Losing control over the use of one’s voice can be detrimental to a voice actor’s career. If their synthetic double voices commercials for a client’s competitors, they could be in violation of contracts requiring exclusivity over their voice. If it voices ideas against their brand or beliefs, they could damage their reputation with clients. If it is resold for a different use, they lose potential income. Misuse of recordings is a risk across all voice acting jobs, but text-to-speech and AI present new and more pervasive methods for performers to lose control over what they say—and who they say it for.
Standing’s case materializes some performers’ worst fears about the control this technology gives companies over their voices. Her lawsuit claims TikTok did not pay or notify her to use her likeness for its text-to-speech feature, and that some videos using it voiced “foul and offensive language” causing “irreparable harm” to her reputation. Brands advertising on TikTok also had the text-to-speech voice at their disposal, meaning her voice could be used for explicitly commercial purposes.
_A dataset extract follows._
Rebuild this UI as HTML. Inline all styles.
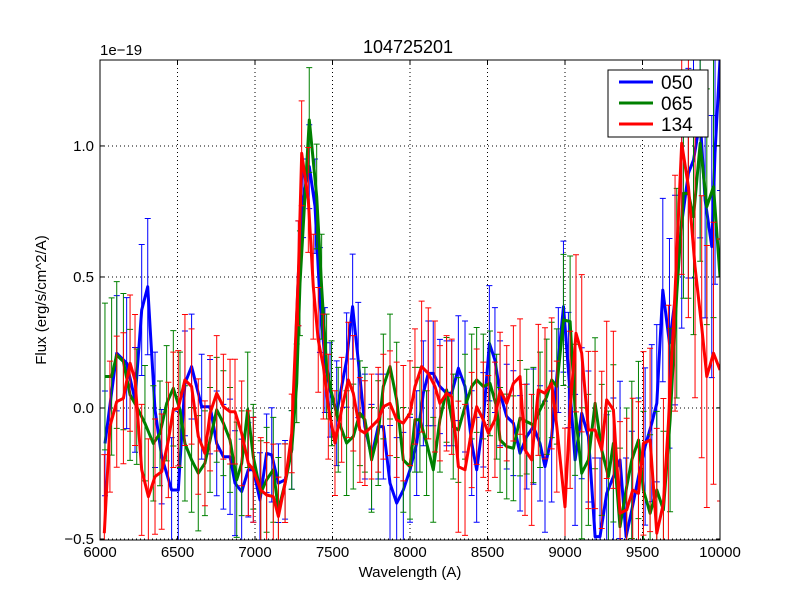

Voice actors can fight for specific protections against reuse or automation of their voice when they sign contracts with new clients, but Maria Pendolino said recent shifts in the industry present new challenges to negotiation. Pendolino, a voice actress since 2010 who has presented on contract negotiation at industry conferences, said there has been an increased demand for voice acting work. She said clients who are new to the industry often demand “a ton of boilerplate usage,” including the ability to use files “in perpetuity” and for new uses not initially discussed.
Pendolino worries about performers unknowingly signing their voices away—and how easy it is for them to do so. While agents and managers negotiated contracts for talent roughly 15 years ago, today voice actors often market themselves to clients directly. With a credit card and microphone, anyone can audition on “pay-to-play” sites, the digital marketplaces where many voice actors find work. Without industry knowledge, some text-to-speech and AI jobs may seem like better deals than they are, particularly to newer voice actors eager to find work.
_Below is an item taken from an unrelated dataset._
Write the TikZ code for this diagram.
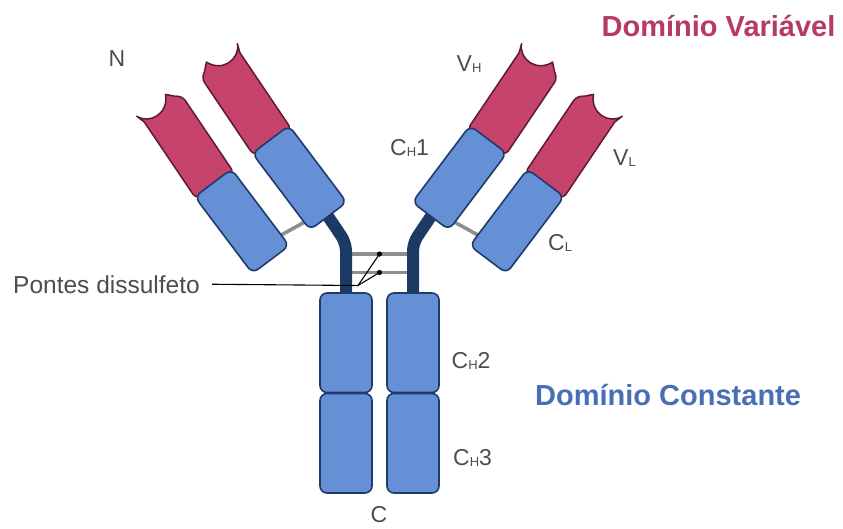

“If you don't have that knowledge you could walk into a very murky landscape, be wildly underpaid for your work, be severely taken advantage of, and find out two years later that your voice is everywhere,” Pendolino told Motherboard.
Jim Kennelly, the owner of a recording studio specializing in voiceovers, said he has seen an agreement like this before. Kennelly recalled a woman who approached his studio, Lotas Productions, to record her voice for a gaming app company. She recorded for roughly four hours, received $25,000, and in return the company could use her voice for any character across their games—forever.
“For that talent, to receive a fee of $25,000, she was happy. Now, personally, we would tell someone that's a bad deal,” Kennelly told Motherboard. “Even though $25,000 is a lot of money, the fact that they can just cook you and recreate you over and over again isn't really in your interest.”
Rate guides developed by organizations like the Global Voice Acting Academy (GVAA) help performers determine what they should charge based on the usage of their recordings. But GVAA CEO David Rosenthal said an industry standard for AI is not set, and rates for this work fluctuate significantly as the technology improves.
“The problem is that with AI and TTS, we're in the wild, wild west right now,” Rosenthal told Motherboard.
Laws protecting individuals from unauthorized clones of their voices are also in their infancy. Standing’s lawsuit invokes her right of publicity, which grants individuals the right to control commercial uses of their likeness, including their voice. In November 2020, New York became the first state to apply this right to digital replicas after years of advocacy from SAG-AFTRA, a performers’ union.
“We look to make sure that state rights of publicity are as strong as they can be, that any limitations on people being able to protect their image and voice are very narrowly drawn on first amendment lines,” Jeffrey Bennett, a general counsel for SAG-AFTRA, told Motherboard. “We look at this as a potentially great right of publicity case for this voice professional whose voice is being used in a commercial manner without her consent.”
Though rates and laws around voice cloning are still forming, Kennelly’s studio is preparing for an industry transition by developing an AI division. He predicts this technology will create more work for voice actors: performers will license their synthetic voices to monetize themselves outside the studio, and companies will hire performers to develop specialized AI brand voices unlike the “generic” standard set by Apple, Amazon, and Google.
Voice actor Mike DelGaudio agreed the future of licensing personas is “absolutely coming” and sees its potential to scale his business. But DelGaudio said he wants laws around the misuse of one’s likeness to adapt to voice deepfakes, and sees Standing’s case as a “watershed moment” for the industry.
“Our voice is somewhat immutable,” DelGaudio told Motherboard. “If my voice gets licensed out and used and the reputation of that voice becomes spoiled so that you can’t earn from it anymore, I can’t go back and just invent a new voice for myself.”